Solaris (1972) - Lots of exposition, but a well-wrought love story, subverted by the unease of loving a facsimile of reality... all in space

-11 - 20-

Night and Fog (1955) - Resnais contrasts concentration camps with post-war ruins. Full of images that tore me apart. Difficult but profound.

Onibaba (1964) - Dark, sinister, beautiful footage in the reeds. Barely supernatural, but full of a sense of menace lurking just offscreen.

Pineapple Express (2008) - Like a conversation with a stoner... You could get caught up in it, or just caught in it. Franco made it worth it

Flesh and the Devil (1926) - Epic tale of love and loyalty; an intriguing, endearingly maudlin romanticization of desire and self-deception.

L'avventura (1959) - a mellow, melodramatic journey through the sad, guilty process of forgetting a lost friend & lover; captivating visuals

Last Year at Marienbad (1961) - alluring recursive mystery, illusions of depth crafted from surface reflections; already a personal favorite

Visions of Light (1992) - A film giving a voice to the image-makers; for such a history of experimentation, it's almost too straightforward.

To Live and Die in LA (1985) - Heavily dated style & music, but the cynicism, hung over the traditional buddy-cop framework, is cutting-edge

Ivan's Childhood (1962) - A dreamy, powerful, ethereal war film on par with Malick's Thin Red Line; also, a pure cinematography masterpiece.

The Last Command (1928) - Slippery, self-conscious, and layered; big ideas for a silent movie, making it (arguably) an early postmodern text

-1 - 10-

The Devil's Backbone (2001) - A historical horror fable, with attention to the microcosmic effect of terror and tyranny in an enclosed space

The American (2010) - Lonely thriller for action fans who want something unusually beautiful and meditative - intelligent & easy on the eyes

Code Unknown (2000) - Cryptic multi-threaded film from Haneke -- makes me feel like I'm missing something very important & should dig deeper

Brotherhood of the Wolf (2001) - A messy (revisionist) historical action mystery with intriguing gothic stylings.

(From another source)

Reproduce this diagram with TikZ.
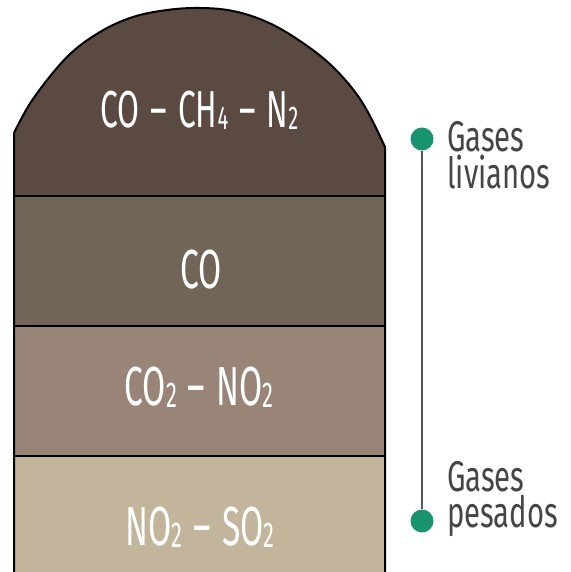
\documentclass[tikz,border=0pt]{standalone}
\usepackage{fontspec}
\setmainfont{Fira Sans}
\newfontfamily\gasfont{Fira Sans}[FakeStretch=0.61]
\newfontfamily\labfont{Fira Sans}[FakeStretch=0.68]
\definecolor{layerA}{HTML}{5A4A42}
\definecolor{layerB}{HTML}{706557}
\definecolor{layerC}{HTML}{998577}
\definecolor{layerD}{HTML}{C2B59B}
\definecolor{labgray}{HTML}{454545}
\definecolor{linegray}{HTML}{555555}
\definecolor{dotgreen}{HTML}{17936F}
\newcommand\chsub[2]{\raisebox{-2pt}{\fontsize{#1}{#1}\selectfont #2}}
\newcommand\gdash{\hspace{11pt}–\hspace{11pt}}
\tikzset{
  outline/.style={draw=black, line width=2pt},
  gastext/.style={text=white, inner sep=0pt, anchor=base, font=\gasfont},
  labtext/.style={text=labgray, inner sep=0pt, anchor=base west, align=left, font=\labfont\fontsize{43}{36}\selectfont},
  dotnode/.style={circle, fill=dotgreen, minimum size=23pt, inner sep=0pt},
  timeline/.style={draw=linegray, line width=2.5pt}
}
\begin{document}
\begin{tikzpicture}[x=1pt,y=-1pt]
\useasboundingbox (0,0) rectangle (570,572);
\fill[layerA] (14,196) -- plot[smooth, tension=0.6] coordinates {(14,133) (33,99) (67,57) (100,32) (133,17) (167,10) (200,8) (233,11) (267,22) (300,41) (333,67) (362,102) (385,147)} -- (385,196) -- cycle;
\fill[layerB] (14,196) rectangle (385,326);
\fill[layerC] (14,326) rectangle (385,456);
\fill[layerD] (14,456) rectangle (385,572);
\draw[outline] (14,572) -- plot[smooth, tension=0.6] coordinates {(14,133) (33,99) (67,57) (100,32) (133,17) (167,10) (200,8) (233,11) (267,22) (300,41) (333,67) (362,102) (385,147)} -- (385,572);
\draw[outline] (14,196) -- (385,196);
\draw[outline] (14,326) -- (385,326);
\draw[outline] (14,456) -- (385,456);

\node[gastext, font=\gasfont\fontsize{52}{52}\selectfont] (g1) at (199.5,128) {CO\gdash CH\chsub{33}{4}\gdash N\chsub{33}{2}};
\node[gastext, font=\gasfont\fontsize{55}{55}\selectfont] (g2) at (201,288) {CO};
\node[gastext, font=\gasfont\fontsize{55}{55}\selectfont] (g3) at (199,405) {CO\chsub{36}{2}\gdash NO\chsub{36}{2}};
\node[gastext, font=\gasfont\fontsize{55}{55}\selectfont] (g4) at (200,545) {NO\chsub{36}{2}\gdash SO\chsub{36}{2}};

\node[dotnode] (dtop) at (422,139) {};
\node[dotnode] (dbot) at (422,521) {};
\draw[timeline] (dtop) -- (dbot);

\node[labtext] (ltop) at (447,188) {Gases\\livianos};
\node[labtext] (lbot) at (447,527) {Gases\\pesados};
\end{tikzpicture}
\end{document}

Superficial but satisfying

The Mission (1986) - All-star cast of brooding men makes epic adventure feel strong & sincere, but I feel like it could have used more drama

Late Spring (Ozu, 1949) - slow drama chronicling the tensions within a family, reflecting social change; a sublime cinematic zen meditation.

The Killing (Kubrick, 1956) - Jim Thompson's brilliant writing, plus twisted loyalties and tragic betrayals, make for a palatable retro noir

The 400 Blows (Truffaut, 1959) - Frank and melancholy saga of youth inadvertently gone wrong; charmingly sentimental, stylish in its honesty

The Piano Teacher (Haneke, 2001) - Twisted, cynical, and insightful -- a film whose perversity makes more sense than we might like to admit.

Heat (Michael Mann) - A+ blend of epic & personal, heightened by intense, unsentimental depiction of violence. Subjective,realistic,powerful

3 comments:

Evan Tucker said...

Favorites:
The 400 Blows
Annie Hall
Do The Right Thing
Bridge Over the River Kwai
Midnight Cowboy
Discreet Charm of the Bourgoisee
Late Spring

Least Favorites:
Wicker Man
Road to Perdition
The Tree of Life
Lawrence of Arabia
L'avventura

14 character reviews :)

366weirdmovies said...

Beautifully precise, insightful assessments, haiku-like in their firm artificiality; concision is itself an underrated virtue, but this scheme goes even further

Jesse M said...

Thanks, 366! Great to hear from you. Love your reviews and your list. It's become a partial guide to my recent Netflix choices.